= Masotsha Ndlovu =

Labour union leader (b. 1890, d. 1982)

Masotsha Ndlovu (1890–1982) was a black labour union leader in Southern Rhodesia, now Zimbabwe. He was active in that country's section of the Industrial and Commercial Workers' Union (ICU). He became a stalwart of the nationalist Zimbabwe African People's Union (ZAPU) in later life.

== Early life ==
Ndlovu was born at Saba village in Matabeleland. He worked in Bulawayo from 1910 as a messenger, before moving to South Africa to improve his education. In South Africa he was exposed to the African National Congress, the South African Communist Party and the ICU, as well as to the ideas of Marcus Garvey.

== Career ==
In 1927, the ICU was founded in Southern Rhodesia, and in 1928, Ndlovu became one of its leaders in Bulawayo, serving as its secretary-general. The union faced repression, and Ndlovu was jailed in 1933. Following his release, he cut all ties to the ICU.

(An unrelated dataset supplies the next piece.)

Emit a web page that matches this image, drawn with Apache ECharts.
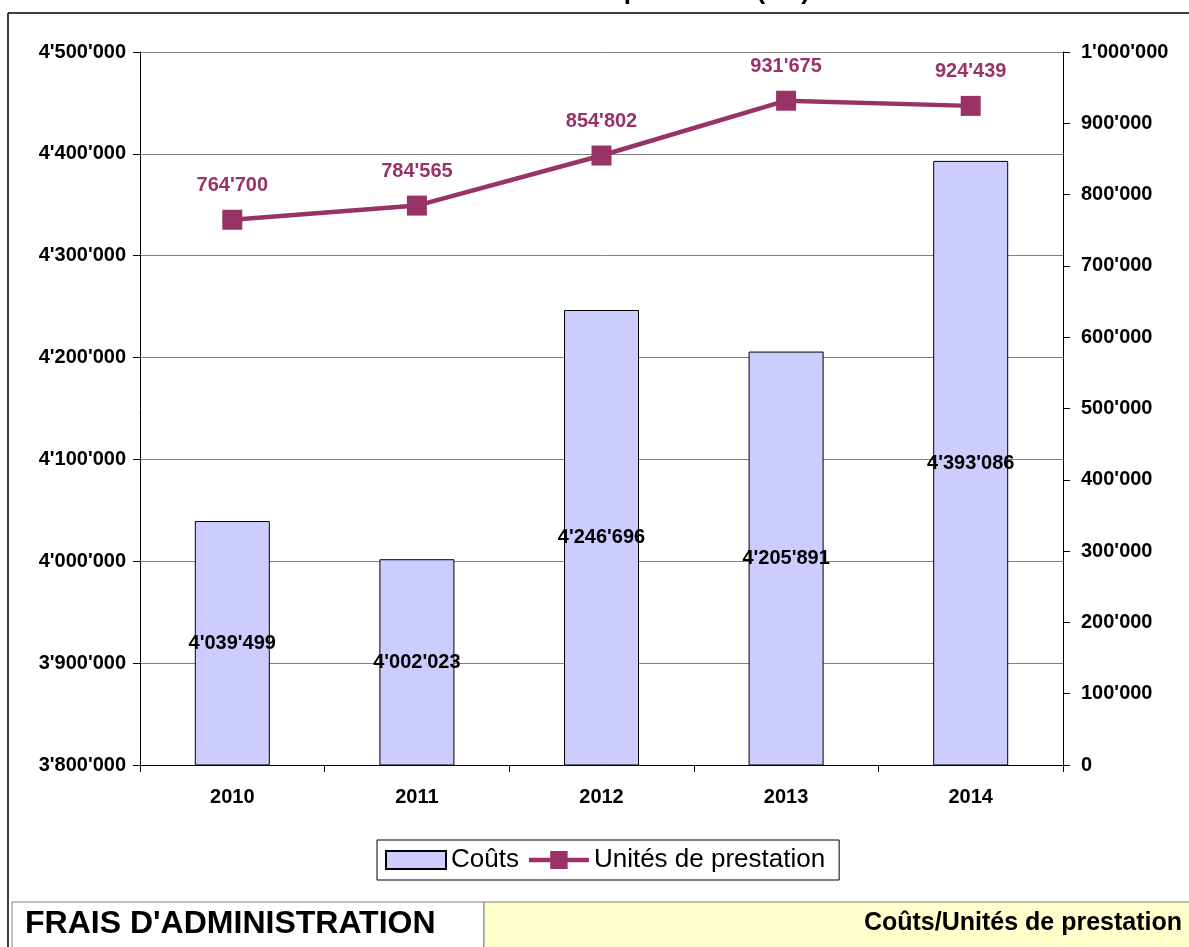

In the 1940s, he again involved himself with unions, working with Benjamin Burombo of the African Workers Voice Association, as well as with the nationalist Southern Rhodesia African National Congress (SRANC). He was repeatedly jailed/interned from 1959 to 1971. His family was supported by the Zimbabwe African People's Union (ZAPU), one of the successors to the SRANC.

Ndlovu supported ZAPU in the transition to Zimbabwe and the first all-race national elections, where he appeared on its platforms at rallies. He died in 1982, was named a national hero, is buried at National Heroes' Acre in Harare, and has several roads named in his honour.